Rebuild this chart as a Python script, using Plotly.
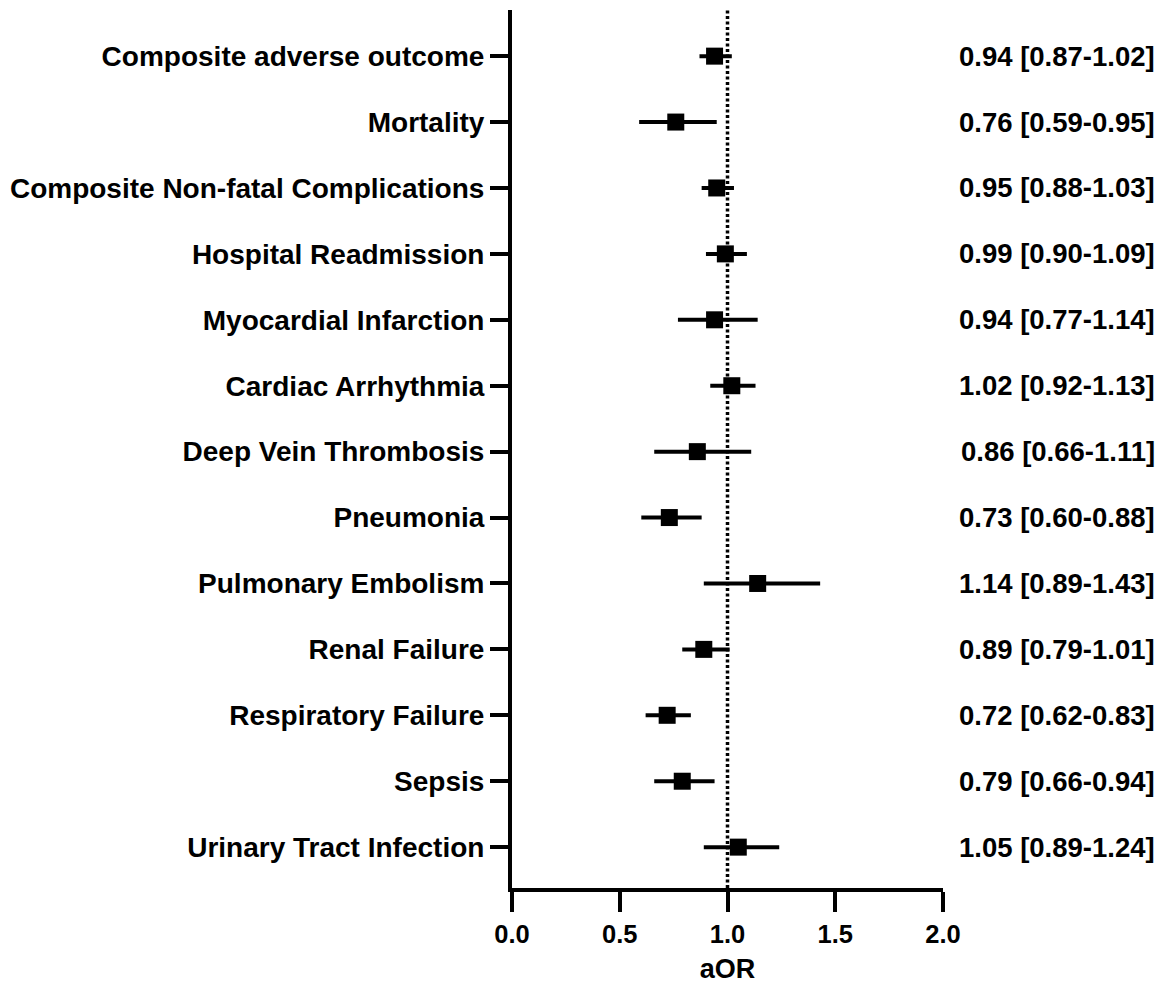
import plotly.graph_objects as go

# forest plot: adjusted odds ratios with 95% CI
outcomes = [
    'Composite adverse outcome',
    'Mortality',
    'Composite Non-fatal Complications',
    'Hospital Readmission',
    'Myocardial Infarction',
    'Cardiac Arrhythmia',
    'Deep Vein Thrombosis',
    'Pneumonia',
    'Pulmonary Embolism',
    'Renal Failure',
    'Respiratory Failure',
    'Sepsis',
    'Urinary Tract Infection',
]
aor = [0.94, 0.76, 0.95, 0.99, 0.94, 1.02, 0.86, 0.73, 1.14, 0.89, 0.72, 0.79, 1.05]
ci_low = [0.87, 0.59, 0.88, 0.90, 0.77, 0.92, 0.66, 0.60, 0.89, 0.79, 0.62, 0.66, 0.89]
ci_high = [1.02, 0.95, 1.03, 1.09, 1.14, 1.13, 1.11, 0.88, 1.43, 1.01, 0.83, 0.94, 1.24]
x_ticks = [0.0, 0.5, 1.0, 1.5, 2.0]
x_ticktext = ['0.0', '0.5', '1.0', '1.5', '2.0']

err_plus = [h - e for h, e in zip(ci_high, aor)]
err_minus = [e - l for e, l in zip(aor, ci_low)]

fig = go.Figure()
fig.add_trace(go.Scatter(
    x=aor, y=outcomes, mode='markers',
    marker=dict(symbol='square', size=17, color='black'),
    error_x=dict(type='data', symmetric=False, array=err_plus, arrayminus=err_minus,
                 thickness=4, width=0, color='black'),
    showlegend=False))

# reference line at OR = 1
fig.add_shape(type='line', x0=1, x1=1, xref='x', y0=0, y1=1.0025, yref='paper',
              line=dict(color='black', width=3.5, dash='3px,2.5px'), layer='below')

# text column on the right
for o, e, l, h in zip(outcomes, aor, ci_low, ci_high):
    fig.add_annotation(x=1.4965, xref='paper', y=o, yref='y', xanchor='right',
                       text=f'{e:.2f} [{l:.2f}-{h:.2f}]', showarrow=False,
                       font=dict(size=27.5))

# page body has an 8px margin, so the figure is 8px smaller
fig.update_layout(
    width=1160, height=976,
    margin=dict(l=502, r=225, t=2, b=95),
    plot_bgcolor='white', paper_bgcolor='white',
    font=dict(family='Liberation Sans, Arial, sans-serif', size=27, color='black', weight='bold'),
)
fig.update_xaxes(range=[0, 2], tickvals=x_ticks, ticktext=x_ticktext,
                 showgrid=False, zeroline=False,
                 showline=True, linewidth=4, linecolor='black',
                 ticks='outside', ticklen=20, tickwidth=4, tickcolor='black',
                 tickfont=dict(size=25.5),
                 title=dict(text='aOR', font=dict(size=27), standoff=16))
fig.update_yaxes(categoryorder='array', categoryarray=outcomes,
                 range=[12.62, -0.70], showgrid=False, zeroline=False,
                 showline=True, linewidth=4, linecolor='black',
                 ticks='outside', ticklen=18, tickwidth=4, tickcolor='black',
                 tickfont=dict(size=28))

fig.write_html('out.html')
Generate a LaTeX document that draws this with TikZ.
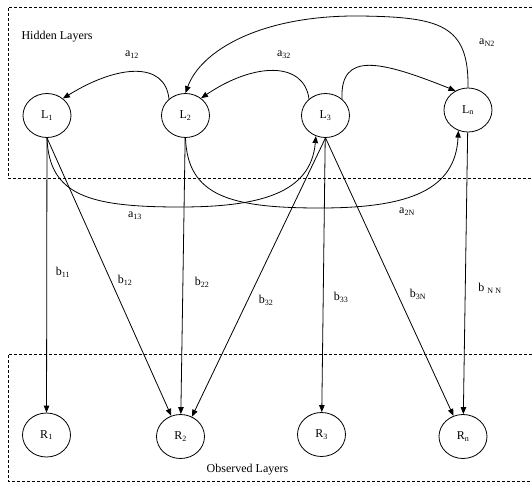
\documentclass[tikz,border=0pt]{standalone}
\usepackage{fontspec}
\setmainfont{Liberation Serif}
\usetikzlibrary{shapes.geometric,arrows.meta}
\newcommand\lsub[1]{\textsubscript{#1}}
\begin{document}
\begin{tikzpicture}[x=1pt,y=-1pt,
  every node/.style={font=\fontsize{12}{14}\selectfont},
  state/.style={ellipse,draw,line width=0.8pt,minimum width=48pt,minimum height=44pt,inner sep=0pt},
  conn/.style={line width=0.8pt,-{Triangle[length=7pt,width=5.5pt]}},
  lbl/.style={inner sep=1pt},
  layer/.style={dash pattern=on 3pt off 2pt,line width=0.8pt}]
\useasboundingbox (0,0) rectangle (532,482);
% layer frames
\draw[layer] (532,7) -- (8,7) -- (8,178) -- (532,178);
\draw[layer] (532,354) -- (8,354) -- (8,481) -- (532,481);
\node[anchor=base west] (hid) at (18,39) {Hidden Layers};
\node[anchor=base] (obs) at (247.5,472) {Observed Layers};
% nodes
\node[state] (L1) at (47,115.5) {L\lsub{1}};
\node[state] (L2) at (185.5,115.5) {L\lsub{2}};
\node[state] (L3) at (325.5,115.5) {L\lsub{3}};
\node[state] (Ln) at (468,110) {L\lsub{n}};
\node[state] (R1) at (46.5,435) {R\lsub{1}};
\node[state] (R2) at (180.5,436.5) {R\lsub{2}};
\node[state] (R3) at (321.5,434.5) {R\lsub{3}};
\node[state] (Rn) at (463,436.5) {R\lsub{n}};
\coordinate (topN2) at (360,16);
\coordinate (m13) at (180,207);
\coordinate (m2N) at (320,208);
% hidden transitions
\draw[conn] (L2.135) .. controls +(-4,-38) and +(55,-34) .. (L1.47);
\draw[conn] (L3.135) .. controls +(-5,-38) and +(53,-36) .. (L2.48);
\draw[conn] (L3.45) .. controls +(-2,-48) and +(-75,-30) .. (Ln.123);
\draw[conn] (Ln.north) .. controls +(1,-63) and +(80,1) .. (topN2)
   .. controls +(-100,-1) and +(15,-42) .. (L2.north);
\draw[conn] (L1.south) .. controls +(2,58) and +(-90,0) .. (m13)
   .. controls +(80,0) and +(-5,57) .. (L3.245);
\draw[conn] (L2.south) .. controls +(2,58) and +(-90,0) .. (m2N)
   .. controls +(90,0) and +(-3,59) .. (Ln.245);
% emissions
\draw[conn] (L1) -- (R1);
\draw[conn] (L1.south) -- (R2);
\draw[conn] (L2) -- (R2);
\draw[conn] (L3.south) -- (R2.60);
\draw[conn] (L3) -- (R3);
\draw[conn] (L3.south) -- (Rn);
\draw[conn] (Ln) -- (Rn);
% labels
\node[lbl] (la12) at (132,55) {a\lsub{12}};
\node[lbl] (la32) at (284,55) {a\lsub{32}};
\node[lbl] (laN2) at (487,43) {a\lsub{N2}};
\node[lbl] (la13) at (135,216) {a\lsub{13}};
\node[lbl] (la2N) at (407,212) {a\lsub{2N}};
\node[lbl] (lb11) at (63,272) {b\lsub{11}};
\node[lbl] (lb12) at (125,280) {b\lsub{12}};
\node[lbl] (lb22) at (202,282) {b\lsub{22}};
\node[lbl] (lb32) at (266,300) {b\lsub{32}};
\node[lbl] (lb33) at (341,297) {b\lsub{33}};
\node[lbl] (lb3N) at (418,294) {b\lsub{3N}};
\node[lbl] (lbNN) at (490,288) {b \lsub{N N}};
\end{tikzpicture}
\end{document}
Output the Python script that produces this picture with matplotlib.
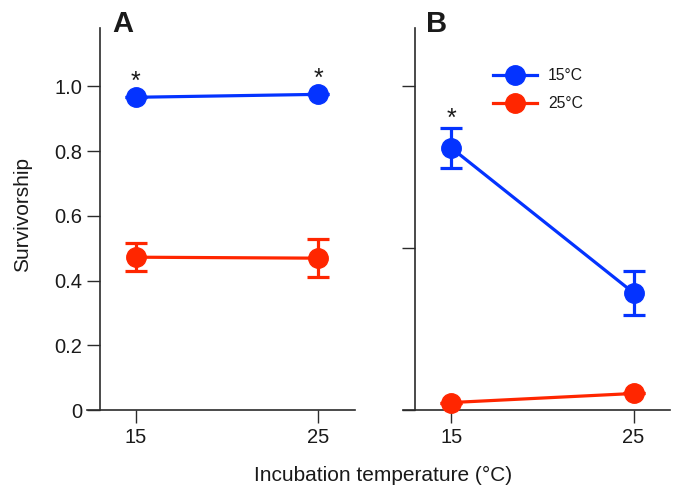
import matplotlib
matplotlib.use("Agg")
import matplotlib.pyplot as plt
from matplotlib.lines import Line2D

plt.rcParams['font.family'] = ['Liberation Sans', 'DejaVu Sans']

x_vals = [15, 25]
xtick_labels = ['15', '25']

# Panel A
a_15_mean = [0.966, 0.975]
a_15_err = [0.0, 0.0]
a_25_mean = [0.472, 0.469]
a_25_err = [0.043, 0.059]

# Panel B
b_15_mean = [0.810, 0.362]
b_15_err = [0.062, 0.067]
b_25_mean = [0.023, 0.051]
b_25_err = [0.0, 0.0]

series_labels = ['15°C', '25°C']
blue = '#0433FF'
red = '#FF2600'
spine_col = '#2b2b2b'
txt_col = '#1a1a1a'

fig = plt.figure(figsize=(6.75, 4.87), dpi=100)
axA = fig.add_axes([87/675, 1-410/487, 268/675, (410-28)/487])
axB = fig.add_axes([403/675, 1-410/487, 267/675, (410-28)/487])

def style(ax, xl, yticks, ylabels):
    ax.set_xlim(*xl)
    ax.set_ylim(0, 1.18)
    for s in ['top', 'right']:
        ax.spines[s].set_visible(False)
    ax.spines['left'].set_position(('data', 13.02))
    for s in ['left', 'bottom']:
        ax.spines[s].set_color(spine_col)
        ax.spines[s].set_linewidth(1.2)
    ax.set_xticks(x_vals)
    ax.set_xticklabels(xtick_labels)
    ax.set_yticks(yticks)
    ax.set_yticklabels(ylabels)
    ax.tick_params(direction='out', length=9.4, width=1.0, color=spine_col,
                   labelsize=14.5, pad=3.5, labelcolor=txt_col)
    ax.patch.set_alpha(0)

style(axA, (12.31, 27.03), [0, 0.2, 0.4, 0.6, 0.8, 1.0], ['0', '0.2', '0.4', '0.6', '0.8', '1.0'])
style(axB, (12.36, 27.0), [0, 0.5, 1.0], ['', '', ''])

kw = dict(marker='o', markersize=14, linewidth=2.3, capsize=8, capthick=2.3, elinewidth=2.3, clip_on=False, zorder=3)
axA.errorbar(x_vals, a_15_mean, yerr=a_15_err, color=blue, **kw)
axA.errorbar(x_vals, a_25_mean, yerr=a_25_err, color=red, **kw)
axB.errorbar(x_vals, b_15_mean, yerr=b_15_err, color=blue, **kw)
axB.errorbar(x_vals, b_25_mean, yerr=b_25_err, color=red, **kw)

# significance asterisks
star_kw = dict(ha='center', va='center', fontsize=18, color=txt_col)
axA.text(15, 1.013, '*', **star_kw)
axA.text(25, 1.023, '*', **star_kw)
axB.text(15, 0.898, '*', **star_kw)

# panel letters
fig.text(123/675, 1-24/487, 'A', fontsize=21, fontweight='bold', ha='center', va='center', color=txt_col)
fig.text(437/675, 1-24/487, 'B', fontsize=21, fontweight='bold', ha='center', va='center', color=txt_col)

handles = [Line2D([], [], color=blue, marker='o', markersize=14, linewidth=2.3),
           Line2D([], [], color=red, marker='o', markersize=14, linewidth=2.3)]
axB.legend(handles, series_labels, loc='upper left', bbox_to_anchor=(0.285, 0.932), frameon=False,
           fontsize=11.3, handlelength=2.8, labelspacing=0.85, handletextpad=0.7, labelcolor=txt_col)

fig.text(23/675, 1-215/487, 'Survivorship', rotation=90, ha='center', va='center', fontsize=15, color=txt_col)
fig.text(383/675, 1-475/487, 'Incubation temperature (°C)', ha='center', va='center', fontsize=15, color=txt_col)

fig.savefig('out.png', dpi=100)
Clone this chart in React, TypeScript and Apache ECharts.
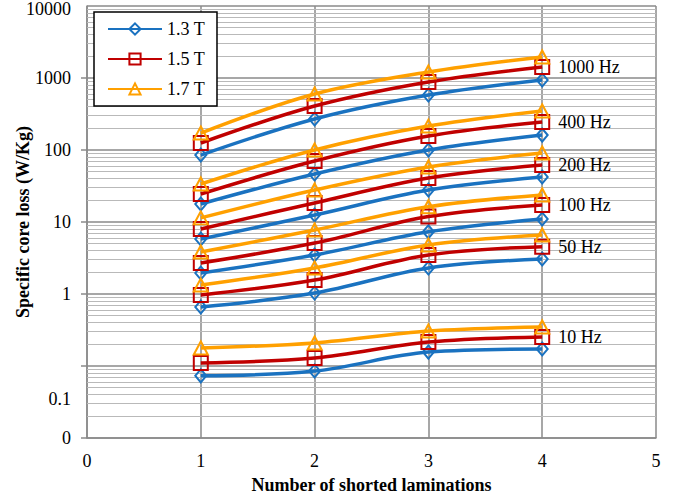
import React, { useEffect, useRef } from 'react';
import * as echarts from 'echarts';

// Number of shorted laminations (x values)
const laminations = [1, 2, 3, 4];
const inductions = ['1.3 T', '1.5 T', '1.7 T'];
const frequencyLabels = ['1000 Hz', '400 Hz', '200 Hz', '100 Hz', '50 Hz', '10 Hz'];

// Specific core loss (W/Kg)
const f1000_13 = [85, 270, 580, 938];
const f1000_15 = [125, 408, 880, 1420];
const f1000_17 = [172, 600, 1212, 1957];
const f400_13 = [17.8, 46.4, 100, 161];
const f400_15 = [24.5, 70.3, 156, 245];
const f400_17 = [33.7, 100, 215, 348];
const f200_13 = [5.8, 12.5, 27.8, 42.2];
const f200_15 = [8.0, 18.4, 40.8, 61.9];
const f200_17 = [11.4, 27.8, 58.1, 90.9];
const f100_13 = [1.96, 3.48, 7.3, 11.0];
const f100_15 = [2.7, 5.1, 11.9, 17.2];
const f100_17 = [3.83, 7.74, 16.3, 23.7];
const f50_13 = [0.66, 1.03, 2.3, 3.06];
const f50_15 = [0.97, 1.56, 3.48, 4.54];
const f50_17 = [1.33, 2.3, 4.8, 6.6];
const f10_13 = [0.073, 0.085, 0.156, 0.172];
const f10_15 = [0.11, 0.129, 0.215, 0.253];
const f10_17 = [0.178, 0.209, 0.306, 0.348];

// Y tick labels by decade exponent (-2 .. 4)
const yDecades = [-2, -1, 0, 1, 2, 3, 4];
const yTickLabels = ['0', '', '1', '10', '100', '1000', '10000'];
const minorMultipliers = [2, 3, 4, 5, 6, 7, 8, 9];

const FONT = '"Liberation Serif", "Times New Roman", serif';

export default function App() {
  const ref = useRef<HTMLDivElement>(null);

  useEffect(() => {
    const chart = echarts.init(ref.current!, null, { renderer: 'svg' });

    const groups = [
      [f1000_13, f1000_15, f1000_17],
      [f400_13, f400_15, f400_17],
      [f200_13, f200_15, f200_17],
      [f100_13, f100_15, f100_17],
      [f50_13, f50_15, f50_17],
      [f10_13, f10_15, f10_17],
    ];

    const looks = [
      { color: '#1a72c0', symbol: 'diamond', size: [11, 13] },
      { color: '#c00000', symbol: 'rect', size: [14, 14] },
      { color: '#ffa000', symbol: 'triangle', size: [14, 13] },
    ];

    const series: any[] = [];

    const minorValues: number[] = [];
    for (let e = -2; e < 4; e++) {
      for (const m of minorMultipliers) minorValues.push(m * Math.pow(10, e));
    }
    series.push({
      type: 'line',
      name: 'minor-grid',
      data: [],
      silent: true,
      markLine: {
        silent: true,
        symbol: 'none',
        z: 1,
        animation: false,
        label: { show: false },
        emphasis: { disabled: true },
        lineStyle: { color: '#b9b9b9', width: 1, type: 'solid' },
        data: minorValues.map((v) => ({ yAxis: v })),
      },
    });

    groups.forEach((g, gi) => {
      g.forEach((arr, i) => {
        const look = looks[i];
        series.push({
          type: 'line',
          name: inductions[i],
          data: laminations.map((x, k) => [x, arr[k]]),
          smooth: 0.35,
          symbol: look.symbol,
          symbolSize: look.size,
          showAllSymbol: true,
          lineStyle: { color: look.color, width: 3.5 },
          itemStyle: { color: 'rgba(255,255,255,0)', borderColor: look.color, borderWidth: 2 },
          emphasis: { disabled: true },
          z: 2 + i,
          label:
            i === 1
              ? {
                  show: true,
                  position: 'right',
                  distance: 8,
                  color: '#000',
                  fontFamily: FONT,
                  fontSize: 18,
                  formatter: (p: any) => (p.dataIndex === laminations.length - 1 ? frequencyLabels[gi] : ''),
                }
              : { show: false },
        });
      });
    });

    const option: any = {
      animation: false,
      backgroundColor: '#ffffff',
      grid: { left: 87, right: 25, top: 6, bottom: 61, containLabel: false, outerBoundsMode: 'none' },
      legend: {
        data: inductions,
        orient: 'vertical',
        left: 94,
        top: 12,
        itemWidth: 54,
        itemHeight: 14,
        itemGap: 12,
        padding: [8, 12, 8, 13],
        borderColor: '#000',
        borderWidth: 1.5,
        backgroundColor: '#fff',
        textStyle: { fontFamily: FONT, fontSize: 18, color: '#000' },
        selectedMode: false,
      },
      xAxis: {
        type: 'value',
        min: 0,
        max: 5,
        interval: 1,
        name: 'Number of shorted laminations',
        nameLocation: 'middle',
        nameGap: 38,
        nameMoveOverlap: false,
        nameTextStyle: { fontFamily: FONT, fontSize: 18, fontWeight: 'bold', color: '#000' },
        axisLine: { show: true, lineStyle: { color: '#8a8a8a', width: 1.5 } },
        axisTick: { show: false },
        axisLabel: { fontFamily: FONT, fontSize: 18, color: '#000', margin: 14 },
        splitLine: { show: true, lineStyle: { color: '#8a8a8a', width: 1.5 } },
      },
      yAxis: {
        type: 'log',
        logBase: 10,
        min: 0.01,
        max: 10000,
        name: 'Specific core loss (W/Kg)',
        nameLocation: 'middle',
        nameGap: 55,
        nameMoveOverlap: false,
        nameTextStyle: { fontFamily: FONT, fontSize: 18, fontWeight: 'bold', color: '#000' },
        axisLine: { show: true, lineStyle: { color: '#8a8a8a', width: 1.5 } },
        axisTick: { show: true, length: 6, lineStyle: { color: '#8a8a8a', width: 1.5 } },
        axisLabel: {
          fontFamily: FONT,
          fontSize: 18,
          color: '#000',
          margin: 16,
          showMaxLabel: false,
          formatter: (v: number) => {
            const e = Math.round(Math.log10(v));
            const idx = yDecades.indexOf(e);
            return idx >= 0 && e < 4 ? yTickLabels[idx] : '';
          },
        },
        splitLine: { show: true, lineStyle: { color: '#8a8a8a', width: 1.5 } },
      },
      graphic: [
        {
          type: 'text',
          x: 71,
          y: 9,
          style: {
            text: yTickLabels[yTickLabels.length - 1],
            align: 'right',
            verticalAlign: 'middle',
            fontFamily: FONT,
            fontSize: 18,
            fill: '#000',
          },
        },
        {
          type: 'text',
          x: 71,
          y: 399,
          style: {
            text: '0.1',
            align: 'right',
            verticalAlign: 'middle',
            fontFamily: FONT,
            fontSize: 18,
            fill: '#000',
          },
        },
      ],
      series,
    };

    chart.setOption(option);
    return () => chart.dispose();
  }, []);

  return <div ref={ref} style={{ position: 'absolute', left: 0, top: 0, width: 681, height: 499 }} />;
}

## [Problem to work on]
Starting at the top of the listing above, reproduce each line up to and including the one with "width=3.5, dash='3px,2.5px'), layer='below')"; omit the pictures.

## [Response for this exercise]
Rebuild this chart as a Python script, using Plotly.
import plotly.graph_objects as go

# forest plot: adjusted odds ratios with 95% CI
outcomes = [
    'Composite adverse outcome',
    'Mortality',
    'Composite Non-fatal Complications',
    'Hospital Readmission',
    'Myocardial Infarction',
    'Cardiac Arrhythmia',
    'Deep Vein Thrombosis',
    'Pneumonia',
    'Pulmonary Embolism',
    'Renal Failure',
    'Respiratory Failure',
    'Sepsis',
    'Urinary Tract Infection',
]
aor = [0.94, 0.76, 0.95, 0.99, 0.94, 1.02, 0.86, 0.73, 1.14, 0.89, 0.72, 0.79, 1.05]
ci_low = [0.87, 0.59, 0.88, 0.90, 0.77, 0.92, 0.66, 0.60, 0.89, 0.79, 0.62, 0.66, 0.89]
ci_high = [1.02, 0.95, 1.03, 1.09, 1.14, 1.13, 1.11, 0.88, 1.43, 1.01, 0.83, 0.94, 1.24]
x_ticks = [0.0, 0.5, 1.0, 1.5, 2.0]
x_ticktext = ['0.0', '0.5', '1.0', '1.5', '2.0']

err_plus = [h - e for h, e in zip(ci_high, aor)]
err_minus = [e - l for e, l in zip(aor, ci_low)]

fig = go.Figure()
fig.add_trace(go.Scatter(
    x=aor, y=outcomes, mode='markers',
    marker=dict(symbol='square', size=17, color='black'),
    error_x=dict(type='data', symmetric=False, array=err_plus, arrayminus=err_minus,
                 thickness=4, width=0, color='black'),
    showlegend=False))

# reference line at OR = 1
fig.add_shape(type='line', x0=1, x1=1, xref='x', y0=0, y1=1.0025, yref='paper',
              line=dict(color='black', width=3.5, dash='3px,2.5px'), layer='below')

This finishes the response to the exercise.